A un artista a veces se le descubre a través de un detalle aparentemente insignificante que puede ser, sin embargo, esa luz que le arropa y define por completo. De este modo, por ejemplo, el poeta puede mostrar una actitud ensimismada y tierna mientras permanece absorto en el interior de un bar escuchando la lluvia caer y sin que nadie le pregunte, evoca un hecho nostálgico que le transporta a la infancia. Más tarde, al hablar de ello, sus ojos se inundarán con esa sal que procede del alma y que aflora, encrespada, a sus pupilas. Estas son las imágenes que me conmueven y que logran dar forma en mi interior a lo que yo llamo la esencia que define a una persona.

Del Maestro Cestero y al margen de su pincel, que él portaba como espada frente a molinos de viento en la zona colonial, recuerdo un hecho muy particular que no dejó de perturbar mi espíritu aquella remota tarde en la que sucedió. Caminaba yo tranquilo y con parsimonia por la calle Hostos cuando de repente pude observar a dos personas que en plena acera peleaban, literalmente dándose trompadas uno al otro, sin más público que mi presencia, que en aquel instante cruzaba frente al improvisado cuadrilátero. Uno de los dos púgiles -pude reconocerle sin dificultad- era el maestro Cestero. El otro era para mí un perfecto desconocido. Debía tener nuestro ilustre pintor, más o menos, unos ochenta años y su estilo de lidiar con el contrario no era precisamente el de un artista acostumbrado a moverse con sutileza entre caballetes y pinceles. Era más bien la estampa de un tipo varonil y curtido en el arte de enfrentar la vida, en su lado menos amable y sin el menor eufemismo. Cestero no estaba allí, en aquel preciso momento, haciendo arte sino fundando y defendiendo, de lo que fuera, la vida. En mi imaginación supuse que su contrincante sería, tal vez, un mercader que procurando la ganancia del negocio propio, le hubiera ofendido por el precio de alguno de sus cuadros. Creí que el artista bien pudiera haberse enfadado por ello y reclamado un valor económico en consonancia con su trabajo o simplemente pensé que pudiera haber entre ellos una malquerencia por alguna mujer de la calle del Conde.

No llegué a saber nunca el motivo, por supuesto. Solo sé que fui casi el único testigo de un acontecimiento sorprendente y que este quedó prendido para siempre en mi retina. El impacto fue de tal calibre que nunca, ni siquiera con el paso del tiempo, he podido separar su obra de esa tarde de paseo por la zona de resistencia al invasor yanqui, allá por el año 1965. El maestro fue para mí nuestro Pablo Picasso local, el pintor por excelencia de esta ciudad. Un hombre vital, un toro, un artista de cuerpo entero. Un monumento andante. No existe a mi entender la menor diferencia, en rango de importancia, entre la catedral y el auténtico tesoro que fue nuestro artista. Si la primera es omnipresente y sedentaria en esta ciudad, el gran pintor tuvo una clara y decidida vocación nómada. De ahí el perpetuo movimiento en su obra y en su propia persona.

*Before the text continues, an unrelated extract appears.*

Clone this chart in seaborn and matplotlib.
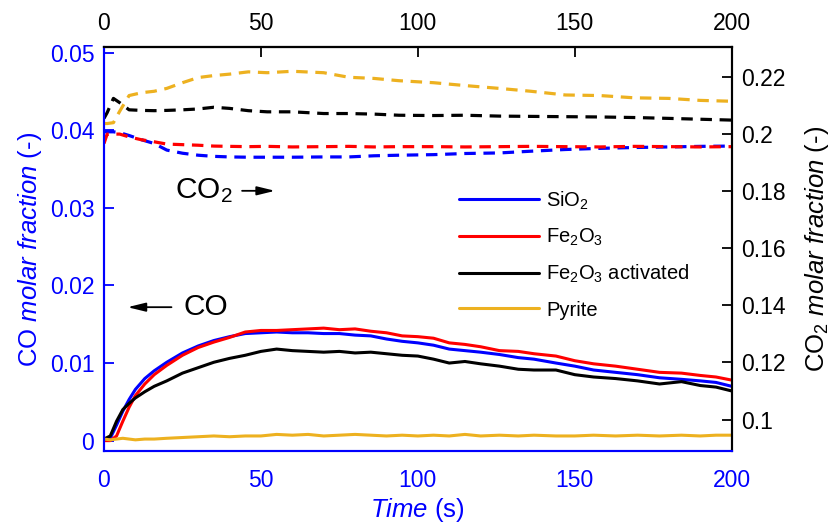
import numpy as np
import pandas as pd
import matplotlib
matplotlib.use("Agg")
import matplotlib.pyplot as plt
import seaborn as sns

sns.set_theme(style="white")
plt.rcParams['font.family'] = ['Liberation Sans', 'DejaVu Sans']
plt.rcParams['mathtext.fontset'] = 'custom'
plt.rcParams['mathtext.rm'] = 'Liberation Sans'
plt.rcParams['mathtext.it'] = 'Liberation Sans:italic'
plt.rcParams['mathtext.bf'] = 'Liberation Sans:bold'
plt.rcParams['lines.dashed_pattern'] = [3.6, 2.4]
plt.rcParams['text.color'] = 'black'
plt.rcParams['axes.labelcolor'] = 'black'

# ---------------- data ----------------
series_names = ["SiO$_2$", "Fe$_2$O$_3$", "Fe$_2$O$_3$ activated", "Pyrite"]
series_colors = ["#0000FF", "#FF0000", "#000000", "#EDB120"]

t_co = [0, 2, 4, 6, 8, 10, 13, 16, 20, 25, 30, 35, 40, 45, 50, 55, 60, 65, 70, 75,
        80, 85, 90, 95, 100, 105, 110, 115, 120, 126, 132, 137, 144, 150, 156, 163,
        170, 177, 184, 190, 195, 200]
co_sio2 = [0.0000, 0.0003, 0.0020, 0.0038, 0.0053, 0.0066, 0.0080, 0.0090, 0.0101, 0.0113,
           0.0122, 0.0129, 0.0134, 0.0138, 0.0139, 0.0140, 0.0139, 0.0139, 0.0138, 0.0138,
           0.0136, 0.0135, 0.0131, 0.0128, 0.0126, 0.0123, 0.0118, 0.0116, 0.0114, 0.0111,
           0.0107, 0.0105, 0.0100, 0.0096, 0.0091, 0.0088, 0.0085, 0.0081, 0.0079, 0.0077,
           0.0075, 0.0070]
co_fe2o3 = [0.0000, 0.0000, 0.0006, 0.0025, 0.0043, 0.0058, 0.0073, 0.0085, 0.0097, 0.0110,
            0.0120, 0.0127, 0.0133, 0.0140, 0.0142, 0.0142, 0.0143, 0.0144, 0.0145, 0.0143,
            0.0144, 0.0141, 0.0139, 0.0135, 0.0134, 0.0132, 0.0126, 0.0124, 0.0121, 0.0116,
            0.0115, 0.0112, 0.0109, 0.0103, 0.0099, 0.0096, 0.0092, 0.0088, 0.0087, 0.0084,
            0.0082, 0.0078]
co_fe2o3_act = [0.0002, 0.0006, 0.0025, 0.0040, 0.0048, 0.0055, 0.0063, 0.0070, 0.0077, 0.0087,
                0.0094, 0.0101, 0.0106, 0.0110, 0.0115, 0.0118, 0.0116, 0.0115, 0.0114, 0.0115,
                0.0113, 0.0114, 0.0112, 0.0110, 0.0109, 0.0105, 0.0100, 0.0102, 0.0099, 0.0096,
                0.0092, 0.0091, 0.0091, 0.0085, 0.0082, 0.0080, 0.0077, 0.0073, 0.0076, 0.0071,
                0.0069, 0.0064]
co_pyrite = [0.0002, 0.0001, 0.0002, 0.0003, 0.0002, 0.0001, 0.0002, 0.0002, 0.0003, 0.0004,
             0.0005, 0.0006, 0.0005, 0.0006, 0.0006, 0.0008, 0.0007, 0.0008, 0.0006, 0.0007,
             0.0008, 0.0007, 0.0006, 0.0007, 0.0006, 0.0007, 0.0006, 0.0008, 0.0006, 0.0007,
             0.0006, 0.0007, 0.0006, 0.0006, 0.0007, 0.0006, 0.0007, 0.0006, 0.0007, 0.0006,
             0.0007, 0.0007]

t_co2 = [0, 1, 3, 5, 8, 12, 16, 20, 25, 30, 35, 40, 46, 52, 60, 70, 78, 86, 94, 105,
         115, 126, 136, 147, 158, 169, 180, 190, 200]
co2_sio2 = [0.2008, 0.2008, 0.2008, 0.2005, 0.1995, 0.1980, 0.1967, 0.1944, 0.1933, 0.1926,
            0.1922, 0.1920, 0.1919, 0.1919, 0.1919, 0.1920, 0.1920, 0.1924, 0.1926, 0.1928,
            0.1932, 0.1934, 0.1940, 0.1946, 0.1950, 0.1953, 0.1955, 0.1957, 0.1958]
co2_fe2o3 = [0.1967, 0.2000, 0.2000, 0.2000, 0.1990, 0.1980, 0.1973, 0.1965, 0.1963, 0.1961,
             0.1958, 0.1957, 0.1956, 0.1957, 0.1955, 0.1956, 0.1957, 0.1955, 0.1956, 0.1956,
             0.1955, 0.1956, 0.1957, 0.1956, 0.1955, 0.1957, 0.1956, 0.1955, 0.1956]
co2_fe2o3_act = [0.2055, 0.2075, 0.2125, 0.2110, 0.2085, 0.2083, 0.2082, 0.2083, 0.2085, 0.2088,
                 0.2094, 0.2090, 0.2082, 0.2078, 0.2078, 0.2072, 0.2072, 0.2070, 0.2066, 0.2065,
                 0.2066, 0.2063, 0.2062, 0.2061, 0.2060, 0.2058, 0.2055, 0.2052, 0.2049]
co2_pyrite = [0.2037, 0.2037, 0.2040, 0.2080, 0.2135, 0.2145, 0.2150, 0.2160, 0.2180, 0.2198,
              0.2205, 0.2210, 0.2218, 0.2215, 0.2220, 0.2215, 0.2199, 0.2195, 0.2187, 0.2180,
              0.2170, 0.2160, 0.2150, 0.2137, 0.2135, 0.2127, 0.2125, 0.2118, 0.2115]

x_ticks = [0, 50, 100, 150, 200]
co_ticks = [0, 0.01, 0.02, 0.03, 0.04, 0.05]
co_tick_labels = ["0", "0.01", "0.02", "0.03", "0.04", "0.05"]
co2_ticks = [0.10, 0.12, 0.14, 0.16, 0.18, 0.20, 0.22]
co2_tick_labels = ["0.1", "0.12", "0.14", "0.16", "0.18", "0.2", "0.22"]

co_series = [co_sio2, co_fe2o3, co_fe2o3_act, co_pyrite]
co2_series = [co2_sio2, co2_fe2o3, co2_fe2o3_act, co2_pyrite]

BLUE = "#0000FF"
TICK_FS = 16.5
LAB_FS = 18.5

# ---------------- figure ----------------
fig = plt.figure(figsize=(8.37, 5.27), dpi=100)
ax = fig.add_axes([104/837, 1 - 450.7/527, (731.7 - 104)/837, (450.7 - 47.3)/527])
ax2 = ax.twinx()

handles = []
for name, col, vals in zip(series_names, series_colors, co_series):
    df = pd.DataFrame({"t": t_co, "v": vals})
    sns.lineplot(data=df, x="t", y="v", ax=ax, color=col, linewidth=2.2,
                 estimator=None, legend=False)
    handles.append(ax.lines[-1])

for name, col, vals in zip(series_names, series_colors, co2_series):
    df = pd.DataFrame({"t": t_co2, "v": vals})
    sns.lineplot(data=df, x="t", y="v", ax=ax2, color=col, linewidth=2.3,
                 linestyle="--", estimator=None, legend=False)

ax.set_xlim(0, 200)
ax.set_ylim(-0.0013, 0.0507)
ax2.set_ylim(0.0891, 0.2304)

ax.set_xticks(x_ticks)
ax.set_xticklabels([str(v) for v in x_ticks])
ax.set_yticks(co_ticks)
ax.set_yticklabels(co_tick_labels)
ax2.set_yticks(co2_ticks)
ax2.set_yticklabels(co2_tick_labels)

ax.tick_params(axis="x", direction="in", length=7, width=1.3, colors=BLUE,
               labelsize=TICK_FS, pad=13, top=False)
ax.tick_params(axis="y", direction="in", length=7, width=1.3, colors=BLUE,
               labelsize=TICK_FS, pad=7)
ax2.tick_params(axis="y", direction="in", length=7, width=1.3, colors="black",
                labelsize=TICK_FS, pad=7)

sec = ax.secondary_xaxis("top")
sec.set_xticks(x_ticks)
sec.set_xticklabels([str(v) for v in x_ticks])
sec.tick_params(axis="x", direction="in", length=7, width=1.3, colors="black",
                labelsize=TICK_FS, pad=9)
sec.spines["top"].set_color("black")
sec.spines["top"].set_linewidth(1.5)

for a in (ax, ax2):
    a.spines["left"].set_color(BLUE)
    a.spines["bottom"].set_color(BLUE)
    a.spines["right"].set_color("black")
    a.spines["top"].set_color("black")
    for s in a.spines.values():
        s.set_linewidth(1.5)
    a.grid(False)

ax.set_xlabel(r"$\it{Time}$ (s)", fontsize=LAB_FS, color=BLUE, labelpad=3)
ax.set_ylabel(r"CO $\it{molar\ fraction}$ (-)", fontsize=LAB_FS, color=BLUE, labelpad=4)
ax2.set_ylabel(r"CO$_2$ $\it{molar\ fraction}$ (-)", fontsize=LAB_FS, color="black", labelpad=12)

# annotations
ax.text(22.5, 0.0322, r"CO$_2$", fontsize=21.5, color="black", va="center", ha="left")
ax.annotate("", xy=(54.5, 0.0322), xytext=(44.0, 0.0322),
            arrowprops=dict(arrowstyle="-|>,head_length=0.9,head_width=0.22",
                            color="black", lw=1.3, shrinkA=0, shrinkB=0))
ax.text(25.3, 0.0172, "CO", fontsize=21.5, color="black", va="center", ha="left")
ax.annotate("", xy=(7.5, 0.0172), xytext=(21.5, 0.0172),
            arrowprops=dict(arrowstyle="-|>,head_length=0.9,head_width=0.22",
                            color="black", lw=1.3, shrinkA=0, shrinkB=0))

leg = ax2.legend(handles, series_names, loc="upper left",
                 bbox_to_anchor=(0.565, 0.648), frameon=False, fontsize=14.5,
                 handlelength=4.0, handletextpad=0.35, labelspacing=0.75,
                 borderaxespad=0, borderpad=0, labelcolor="black")

fig.savefig("out.png", dpi=100)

Hoy me permito imaginarlo perdido por uno de esos pasillos que debe de tener el cielo, enfrascado en una entusiasta discusión de artistas por cualquier bar del paraíso parisino debatiendo con Wifredo Lam o con “Condesito” sobre el arte verdadero. Ese mismo arte que él llevaba en sus venas. Y es que los artistas de raigambre alejan sus vidas de cualquier pose prefabricada, escapan de las multitudes y los frecuentes eventos, llevando consigo el peso de su quehacer cotidiano a todas las partes. Es solo así y llegado el momento, cuando se antoja imposible el hecho de separar al artista de su obra. En él, en el maestro Cestero, ambas facetas llegaron a confundirse en el delta de sus días, llegaron a ser una sola en aquel individuo al que pude ver cruzar guante con un desconocido, en el artista de pantalón corto verde caqui y sombrero de ala ancha sentado en la Cafetera del Conde. Solo hubo, a lo largo de toda su vida, una pieza única, un ser humano que asumió el arte como auténtico destino.